[Dataset entries]

◆ ◆ ◆ ◆

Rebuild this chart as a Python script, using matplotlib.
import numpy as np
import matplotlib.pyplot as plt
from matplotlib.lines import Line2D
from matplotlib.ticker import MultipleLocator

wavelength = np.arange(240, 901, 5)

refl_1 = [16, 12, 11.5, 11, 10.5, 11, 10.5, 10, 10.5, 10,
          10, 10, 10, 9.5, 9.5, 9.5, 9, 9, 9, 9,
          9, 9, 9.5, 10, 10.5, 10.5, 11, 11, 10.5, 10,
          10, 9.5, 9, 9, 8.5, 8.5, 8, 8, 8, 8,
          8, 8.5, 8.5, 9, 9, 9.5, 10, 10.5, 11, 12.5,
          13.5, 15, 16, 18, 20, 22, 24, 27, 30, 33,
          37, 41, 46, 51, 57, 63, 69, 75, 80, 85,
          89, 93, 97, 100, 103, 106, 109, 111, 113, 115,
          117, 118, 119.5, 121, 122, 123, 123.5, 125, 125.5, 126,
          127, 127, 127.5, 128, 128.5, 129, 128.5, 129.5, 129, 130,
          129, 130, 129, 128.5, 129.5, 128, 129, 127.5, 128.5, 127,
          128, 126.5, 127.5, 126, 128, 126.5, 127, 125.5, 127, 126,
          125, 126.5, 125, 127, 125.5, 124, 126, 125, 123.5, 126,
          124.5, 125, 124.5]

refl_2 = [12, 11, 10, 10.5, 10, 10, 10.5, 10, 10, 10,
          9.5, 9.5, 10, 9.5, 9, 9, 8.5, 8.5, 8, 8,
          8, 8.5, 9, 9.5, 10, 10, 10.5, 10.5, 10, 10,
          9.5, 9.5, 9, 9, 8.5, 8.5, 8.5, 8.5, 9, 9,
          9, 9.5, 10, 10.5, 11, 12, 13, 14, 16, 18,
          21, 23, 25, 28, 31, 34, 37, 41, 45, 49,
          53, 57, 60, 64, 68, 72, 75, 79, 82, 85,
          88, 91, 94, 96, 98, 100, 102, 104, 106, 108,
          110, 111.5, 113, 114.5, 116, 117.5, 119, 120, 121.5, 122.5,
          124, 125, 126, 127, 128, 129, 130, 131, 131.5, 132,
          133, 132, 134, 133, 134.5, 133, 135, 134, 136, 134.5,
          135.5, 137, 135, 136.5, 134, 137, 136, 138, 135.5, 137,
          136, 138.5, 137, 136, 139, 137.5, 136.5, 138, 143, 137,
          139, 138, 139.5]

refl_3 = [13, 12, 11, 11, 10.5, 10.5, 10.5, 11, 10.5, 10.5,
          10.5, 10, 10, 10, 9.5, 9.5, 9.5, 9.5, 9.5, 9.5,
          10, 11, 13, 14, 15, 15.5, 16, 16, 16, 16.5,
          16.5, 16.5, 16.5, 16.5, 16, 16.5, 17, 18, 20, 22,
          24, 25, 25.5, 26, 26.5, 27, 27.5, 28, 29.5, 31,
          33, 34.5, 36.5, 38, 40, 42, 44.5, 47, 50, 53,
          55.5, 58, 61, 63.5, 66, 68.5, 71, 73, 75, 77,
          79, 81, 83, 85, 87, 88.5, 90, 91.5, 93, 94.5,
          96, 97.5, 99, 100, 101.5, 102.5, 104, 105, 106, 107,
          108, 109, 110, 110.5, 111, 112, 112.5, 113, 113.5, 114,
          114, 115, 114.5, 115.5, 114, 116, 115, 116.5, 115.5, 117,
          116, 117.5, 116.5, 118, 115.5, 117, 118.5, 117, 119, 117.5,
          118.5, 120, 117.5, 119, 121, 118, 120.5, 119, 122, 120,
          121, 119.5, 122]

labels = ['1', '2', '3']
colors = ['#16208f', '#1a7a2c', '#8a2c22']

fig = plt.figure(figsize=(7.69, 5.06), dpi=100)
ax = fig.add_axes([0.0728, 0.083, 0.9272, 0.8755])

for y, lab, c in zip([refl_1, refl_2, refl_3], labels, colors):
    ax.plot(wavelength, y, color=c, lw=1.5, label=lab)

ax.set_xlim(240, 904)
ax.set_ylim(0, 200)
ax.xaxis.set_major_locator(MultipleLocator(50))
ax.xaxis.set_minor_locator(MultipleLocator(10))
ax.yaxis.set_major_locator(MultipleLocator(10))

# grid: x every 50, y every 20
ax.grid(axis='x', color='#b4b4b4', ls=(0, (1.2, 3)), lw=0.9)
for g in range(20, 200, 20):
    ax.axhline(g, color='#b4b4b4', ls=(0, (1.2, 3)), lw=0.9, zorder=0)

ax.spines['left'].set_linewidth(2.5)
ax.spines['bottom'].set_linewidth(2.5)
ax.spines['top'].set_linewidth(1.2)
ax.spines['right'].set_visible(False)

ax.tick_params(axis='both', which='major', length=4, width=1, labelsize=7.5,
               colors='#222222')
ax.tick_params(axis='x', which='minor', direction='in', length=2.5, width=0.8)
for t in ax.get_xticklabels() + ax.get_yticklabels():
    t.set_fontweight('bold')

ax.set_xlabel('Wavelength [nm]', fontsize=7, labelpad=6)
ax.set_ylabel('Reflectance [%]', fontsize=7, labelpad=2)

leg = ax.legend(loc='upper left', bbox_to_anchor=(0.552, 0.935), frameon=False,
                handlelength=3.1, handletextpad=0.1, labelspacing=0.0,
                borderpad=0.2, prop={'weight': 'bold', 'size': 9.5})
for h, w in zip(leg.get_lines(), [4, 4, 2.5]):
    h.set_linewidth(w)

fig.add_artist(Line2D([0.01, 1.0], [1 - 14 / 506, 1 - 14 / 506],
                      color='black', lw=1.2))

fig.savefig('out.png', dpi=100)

◆ ◆ ◆ ◆

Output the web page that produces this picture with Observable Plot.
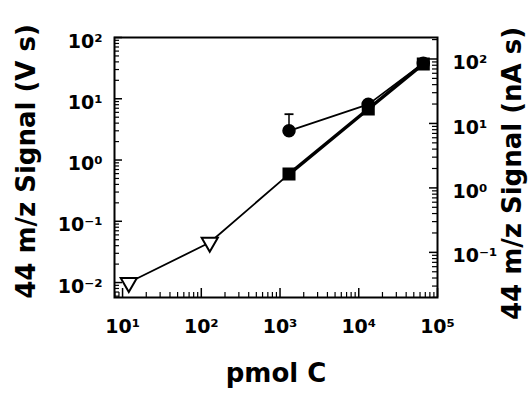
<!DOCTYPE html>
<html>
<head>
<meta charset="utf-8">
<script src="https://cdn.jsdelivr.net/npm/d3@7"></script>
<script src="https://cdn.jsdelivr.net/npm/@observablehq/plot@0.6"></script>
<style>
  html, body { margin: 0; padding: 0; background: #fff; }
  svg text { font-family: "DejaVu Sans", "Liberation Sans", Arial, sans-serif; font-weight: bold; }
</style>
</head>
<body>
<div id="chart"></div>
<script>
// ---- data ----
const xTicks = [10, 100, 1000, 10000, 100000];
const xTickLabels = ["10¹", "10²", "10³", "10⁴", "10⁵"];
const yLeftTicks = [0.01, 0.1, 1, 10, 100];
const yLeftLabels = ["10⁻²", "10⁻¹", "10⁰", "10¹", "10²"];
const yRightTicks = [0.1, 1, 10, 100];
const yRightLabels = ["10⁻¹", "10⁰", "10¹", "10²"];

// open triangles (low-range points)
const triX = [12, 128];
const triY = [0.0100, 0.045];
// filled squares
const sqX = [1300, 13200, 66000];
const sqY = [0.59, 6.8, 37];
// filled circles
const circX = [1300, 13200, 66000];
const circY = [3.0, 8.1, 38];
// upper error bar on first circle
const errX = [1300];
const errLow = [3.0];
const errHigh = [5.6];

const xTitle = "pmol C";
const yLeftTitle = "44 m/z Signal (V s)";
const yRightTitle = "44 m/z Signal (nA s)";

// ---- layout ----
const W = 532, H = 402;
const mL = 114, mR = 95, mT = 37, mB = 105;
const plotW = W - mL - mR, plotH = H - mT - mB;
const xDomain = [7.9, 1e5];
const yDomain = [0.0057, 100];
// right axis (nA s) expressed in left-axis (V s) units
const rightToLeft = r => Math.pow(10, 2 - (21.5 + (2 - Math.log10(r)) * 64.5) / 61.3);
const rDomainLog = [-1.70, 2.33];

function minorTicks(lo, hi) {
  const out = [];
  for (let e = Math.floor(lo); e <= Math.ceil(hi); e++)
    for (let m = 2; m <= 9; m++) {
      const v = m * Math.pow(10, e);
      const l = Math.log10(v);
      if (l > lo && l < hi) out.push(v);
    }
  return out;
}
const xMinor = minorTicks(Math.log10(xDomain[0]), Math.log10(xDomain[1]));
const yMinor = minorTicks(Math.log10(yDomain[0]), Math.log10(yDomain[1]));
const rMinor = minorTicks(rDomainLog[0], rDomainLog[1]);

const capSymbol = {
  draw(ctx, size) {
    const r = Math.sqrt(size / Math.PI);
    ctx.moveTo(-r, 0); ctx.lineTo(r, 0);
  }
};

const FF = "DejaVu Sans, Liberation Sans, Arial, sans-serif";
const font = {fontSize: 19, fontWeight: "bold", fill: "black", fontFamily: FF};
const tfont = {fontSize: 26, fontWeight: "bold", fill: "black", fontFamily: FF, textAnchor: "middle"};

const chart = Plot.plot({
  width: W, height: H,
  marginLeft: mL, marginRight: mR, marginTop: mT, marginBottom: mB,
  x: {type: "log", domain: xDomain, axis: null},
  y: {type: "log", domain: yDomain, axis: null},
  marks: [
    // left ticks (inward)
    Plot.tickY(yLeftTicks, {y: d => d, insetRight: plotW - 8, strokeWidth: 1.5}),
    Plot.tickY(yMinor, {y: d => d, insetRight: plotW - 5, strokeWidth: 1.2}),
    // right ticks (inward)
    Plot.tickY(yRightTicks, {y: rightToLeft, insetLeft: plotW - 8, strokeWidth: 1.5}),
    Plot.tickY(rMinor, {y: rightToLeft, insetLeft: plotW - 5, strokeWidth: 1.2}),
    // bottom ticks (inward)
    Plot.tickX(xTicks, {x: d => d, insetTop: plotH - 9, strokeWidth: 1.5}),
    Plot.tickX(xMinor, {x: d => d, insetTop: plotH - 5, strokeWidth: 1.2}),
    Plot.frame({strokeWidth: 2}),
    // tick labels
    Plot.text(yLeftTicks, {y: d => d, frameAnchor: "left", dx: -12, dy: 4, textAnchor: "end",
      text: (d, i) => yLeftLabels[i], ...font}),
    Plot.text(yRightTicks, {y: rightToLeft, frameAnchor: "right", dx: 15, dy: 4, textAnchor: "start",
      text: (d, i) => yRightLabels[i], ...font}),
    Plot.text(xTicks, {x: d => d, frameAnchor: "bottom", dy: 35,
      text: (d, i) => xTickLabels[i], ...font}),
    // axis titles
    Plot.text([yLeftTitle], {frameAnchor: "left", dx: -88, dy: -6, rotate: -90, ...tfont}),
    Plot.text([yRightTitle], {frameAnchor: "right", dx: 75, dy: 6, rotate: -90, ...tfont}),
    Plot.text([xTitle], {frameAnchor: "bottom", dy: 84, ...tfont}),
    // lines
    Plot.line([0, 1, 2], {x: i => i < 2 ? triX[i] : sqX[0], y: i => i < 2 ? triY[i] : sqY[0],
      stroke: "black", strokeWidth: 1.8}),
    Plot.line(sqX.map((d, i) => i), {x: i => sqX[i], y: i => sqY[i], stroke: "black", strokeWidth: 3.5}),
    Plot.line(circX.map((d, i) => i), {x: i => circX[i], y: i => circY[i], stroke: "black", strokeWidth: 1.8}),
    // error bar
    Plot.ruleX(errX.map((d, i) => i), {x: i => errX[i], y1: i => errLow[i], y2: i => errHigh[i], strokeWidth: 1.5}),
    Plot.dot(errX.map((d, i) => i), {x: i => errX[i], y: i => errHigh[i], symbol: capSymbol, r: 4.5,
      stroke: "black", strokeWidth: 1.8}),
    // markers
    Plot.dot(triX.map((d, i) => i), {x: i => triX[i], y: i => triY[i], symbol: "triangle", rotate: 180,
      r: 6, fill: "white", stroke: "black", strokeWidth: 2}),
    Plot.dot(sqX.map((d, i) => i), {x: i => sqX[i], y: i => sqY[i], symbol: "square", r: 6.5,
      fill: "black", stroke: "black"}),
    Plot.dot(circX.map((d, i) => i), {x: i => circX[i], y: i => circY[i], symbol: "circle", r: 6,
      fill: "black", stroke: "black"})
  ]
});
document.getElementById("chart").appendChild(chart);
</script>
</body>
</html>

◆ ◆ ◆ ◆

▸ **Problem to solve**: Write out again exactly the lines above from the one with "Output the web" through the one with "const rDomainLog = [-1.70, 2.33];", adding no other lines and no pictures.

▸ **Result of this task**:
Output the web page that produces this picture with Observable Plot.
<!DOCTYPE html>
<html>
<head>
<meta charset="utf-8">
<script src="https://cdn.jsdelivr.net/npm/d3@7"></script>
<script src="https://cdn.jsdelivr.net/npm/@observablehq/plot@0.6"></script>
<style>
  html, body { margin: 0; padding: 0; background: #fff; }
  svg text { font-family: "DejaVu Sans", "Liberation Sans", Arial, sans-serif; font-weight: bold; }
</style>
</head>
<body>
<div id="chart"></div>
<script>
// ---- data ----
const xTicks = [10, 100, 1000, 10000, 100000];
const xTickLabels = ["10¹", "10²", "10³", "10⁴", "10⁵"];
const yLeftTicks = [0.01, 0.1, 1, 10, 100];
const yLeftLabels = ["10⁻²", "10⁻¹", "10⁰", "10¹", "10²"];
const yRightTicks = [0.1, 1, 10, 100];
const yRightLabels = ["10⁻¹", "10⁰", "10¹", "10²"];

// open triangles (low-range points)
const triX = [12, 128];
const triY = [0.0100, 0.045];
// filled squares
const sqX = [1300, 13200, 66000];
const sqY = [0.59, 6.8, 37];
// filled circles
const circX = [1300, 13200, 66000];
const circY = [3.0, 8.1, 38];
// upper error bar on first circle
const errX = [1300];
const errLow = [3.0];
const errHigh = [5.6];

const xTitle = "pmol C";
const yLeftTitle = "44 m/z Signal (V s)";
const yRightTitle = "44 m/z Signal (nA s)";

// ---- layout ----
const W = 532, H = 402;
const mL = 114, mR = 95, mT = 37, mB = 105;
const plotW = W - mL - mR, plotH = H - mT - mB;
const xDomain = [7.9, 1e5];
const yDomain = [0.0057, 100];
// right axis (nA s) expressed in left-axis (V s) units
const rightToLeft = r => Math.pow(10, 2 - (21.5 + (2 - Math.log10(r)) * 64.5) / 61.3);
const rDomainLog = [-1.70, 2.33];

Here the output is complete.